Aim of the exercise: Each line containing the word "this" should be found and copied.

Excerpted records:
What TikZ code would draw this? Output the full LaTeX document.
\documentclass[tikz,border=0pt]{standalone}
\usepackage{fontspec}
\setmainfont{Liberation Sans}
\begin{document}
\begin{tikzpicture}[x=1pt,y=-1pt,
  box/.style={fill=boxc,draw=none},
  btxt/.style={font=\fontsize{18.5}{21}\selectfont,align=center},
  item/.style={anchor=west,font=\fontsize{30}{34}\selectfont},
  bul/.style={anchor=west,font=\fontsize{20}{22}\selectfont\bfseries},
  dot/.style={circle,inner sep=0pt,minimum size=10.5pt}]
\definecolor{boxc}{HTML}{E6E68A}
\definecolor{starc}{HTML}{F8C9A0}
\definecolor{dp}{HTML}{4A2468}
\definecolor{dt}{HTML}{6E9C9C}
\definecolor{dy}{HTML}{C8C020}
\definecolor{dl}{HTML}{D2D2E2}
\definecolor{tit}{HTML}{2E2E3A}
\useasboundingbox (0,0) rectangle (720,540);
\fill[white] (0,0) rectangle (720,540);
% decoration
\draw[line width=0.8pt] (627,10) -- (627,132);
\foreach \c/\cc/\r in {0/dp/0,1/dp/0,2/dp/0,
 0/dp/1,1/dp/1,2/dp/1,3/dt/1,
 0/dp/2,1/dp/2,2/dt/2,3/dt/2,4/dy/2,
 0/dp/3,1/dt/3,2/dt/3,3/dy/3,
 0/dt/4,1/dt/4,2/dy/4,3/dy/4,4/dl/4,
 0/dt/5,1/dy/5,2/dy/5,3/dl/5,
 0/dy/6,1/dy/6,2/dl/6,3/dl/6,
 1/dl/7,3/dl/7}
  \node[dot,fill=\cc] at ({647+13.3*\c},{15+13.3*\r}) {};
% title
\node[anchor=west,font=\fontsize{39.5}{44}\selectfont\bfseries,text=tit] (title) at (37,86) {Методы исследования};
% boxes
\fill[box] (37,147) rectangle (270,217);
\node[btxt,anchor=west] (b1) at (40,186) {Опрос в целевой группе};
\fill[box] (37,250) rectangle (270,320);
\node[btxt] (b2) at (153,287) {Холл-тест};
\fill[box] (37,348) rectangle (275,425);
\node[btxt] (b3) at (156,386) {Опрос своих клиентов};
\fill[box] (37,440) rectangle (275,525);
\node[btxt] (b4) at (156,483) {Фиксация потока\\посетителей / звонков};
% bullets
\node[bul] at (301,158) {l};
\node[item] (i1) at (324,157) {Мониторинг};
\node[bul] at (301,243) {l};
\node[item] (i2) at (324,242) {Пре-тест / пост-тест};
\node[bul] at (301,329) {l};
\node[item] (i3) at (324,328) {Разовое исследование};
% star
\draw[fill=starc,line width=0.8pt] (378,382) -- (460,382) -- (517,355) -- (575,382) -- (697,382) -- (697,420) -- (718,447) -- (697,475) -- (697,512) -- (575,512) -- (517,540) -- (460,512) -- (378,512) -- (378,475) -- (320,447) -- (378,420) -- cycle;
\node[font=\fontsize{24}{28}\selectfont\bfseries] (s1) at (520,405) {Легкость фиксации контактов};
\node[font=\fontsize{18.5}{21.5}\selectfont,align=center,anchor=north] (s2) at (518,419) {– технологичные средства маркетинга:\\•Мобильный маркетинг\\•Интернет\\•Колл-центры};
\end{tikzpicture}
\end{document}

==

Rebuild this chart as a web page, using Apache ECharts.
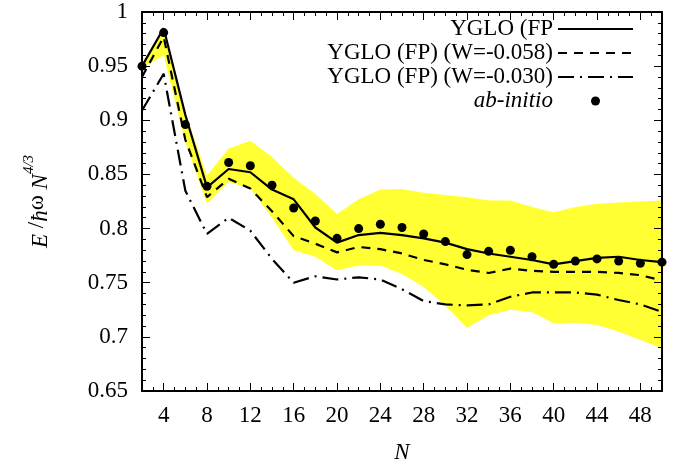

==

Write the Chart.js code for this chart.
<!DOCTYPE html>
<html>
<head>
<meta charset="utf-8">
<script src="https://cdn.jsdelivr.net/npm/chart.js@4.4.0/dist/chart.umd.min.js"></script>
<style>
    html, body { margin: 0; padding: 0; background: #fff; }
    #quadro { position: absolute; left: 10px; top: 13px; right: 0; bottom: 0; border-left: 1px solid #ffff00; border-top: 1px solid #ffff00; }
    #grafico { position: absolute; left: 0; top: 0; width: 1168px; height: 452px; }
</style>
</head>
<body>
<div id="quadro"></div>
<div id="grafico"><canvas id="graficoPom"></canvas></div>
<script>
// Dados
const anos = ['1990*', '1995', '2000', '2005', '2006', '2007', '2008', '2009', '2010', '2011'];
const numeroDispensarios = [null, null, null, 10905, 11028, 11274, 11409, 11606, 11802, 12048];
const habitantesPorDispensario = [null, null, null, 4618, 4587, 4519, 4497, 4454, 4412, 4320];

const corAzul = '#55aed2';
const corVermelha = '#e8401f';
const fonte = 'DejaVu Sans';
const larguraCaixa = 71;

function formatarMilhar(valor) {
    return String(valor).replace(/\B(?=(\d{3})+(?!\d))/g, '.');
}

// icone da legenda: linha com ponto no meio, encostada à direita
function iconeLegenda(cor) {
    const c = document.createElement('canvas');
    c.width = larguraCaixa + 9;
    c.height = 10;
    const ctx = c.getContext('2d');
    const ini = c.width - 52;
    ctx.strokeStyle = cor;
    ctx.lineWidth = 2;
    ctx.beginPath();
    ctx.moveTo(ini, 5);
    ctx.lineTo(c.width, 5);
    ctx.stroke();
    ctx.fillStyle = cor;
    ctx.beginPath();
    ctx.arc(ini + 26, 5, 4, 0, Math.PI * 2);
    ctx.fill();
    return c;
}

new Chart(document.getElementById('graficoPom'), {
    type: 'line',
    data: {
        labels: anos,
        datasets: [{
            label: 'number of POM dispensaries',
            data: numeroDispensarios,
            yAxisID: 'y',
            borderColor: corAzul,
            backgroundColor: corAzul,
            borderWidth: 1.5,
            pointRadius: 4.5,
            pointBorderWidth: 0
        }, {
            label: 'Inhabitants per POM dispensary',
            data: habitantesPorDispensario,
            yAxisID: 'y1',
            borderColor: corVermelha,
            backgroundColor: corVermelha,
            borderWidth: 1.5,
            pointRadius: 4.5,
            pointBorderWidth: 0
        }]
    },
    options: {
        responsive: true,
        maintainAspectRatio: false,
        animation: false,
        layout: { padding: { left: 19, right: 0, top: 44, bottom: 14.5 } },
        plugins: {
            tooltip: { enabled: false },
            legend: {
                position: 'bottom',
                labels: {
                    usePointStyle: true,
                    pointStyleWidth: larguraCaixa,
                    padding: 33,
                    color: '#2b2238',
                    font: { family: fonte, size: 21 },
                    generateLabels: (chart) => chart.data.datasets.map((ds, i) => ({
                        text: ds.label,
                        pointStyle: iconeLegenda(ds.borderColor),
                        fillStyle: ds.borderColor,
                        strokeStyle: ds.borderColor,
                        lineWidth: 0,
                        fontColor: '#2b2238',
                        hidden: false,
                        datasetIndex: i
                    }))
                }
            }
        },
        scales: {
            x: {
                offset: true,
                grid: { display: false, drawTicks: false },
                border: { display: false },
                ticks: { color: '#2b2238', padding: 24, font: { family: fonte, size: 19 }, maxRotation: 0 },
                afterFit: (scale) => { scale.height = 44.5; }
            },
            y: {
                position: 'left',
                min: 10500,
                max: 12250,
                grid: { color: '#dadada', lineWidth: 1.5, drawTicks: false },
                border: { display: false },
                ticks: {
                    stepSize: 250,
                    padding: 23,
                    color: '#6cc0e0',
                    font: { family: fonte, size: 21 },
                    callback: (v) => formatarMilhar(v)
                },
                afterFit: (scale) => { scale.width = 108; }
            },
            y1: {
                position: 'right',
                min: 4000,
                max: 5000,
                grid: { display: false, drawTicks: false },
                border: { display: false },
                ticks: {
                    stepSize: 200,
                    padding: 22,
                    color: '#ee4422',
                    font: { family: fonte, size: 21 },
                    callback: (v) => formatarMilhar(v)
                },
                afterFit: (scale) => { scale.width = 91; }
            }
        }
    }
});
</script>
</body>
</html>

Finished task:
What TikZ code would draw this? Output the full LaTeX document.
Rebuild this chart as a web page, using Apache ECharts.
Write the Chart.js code for this chart.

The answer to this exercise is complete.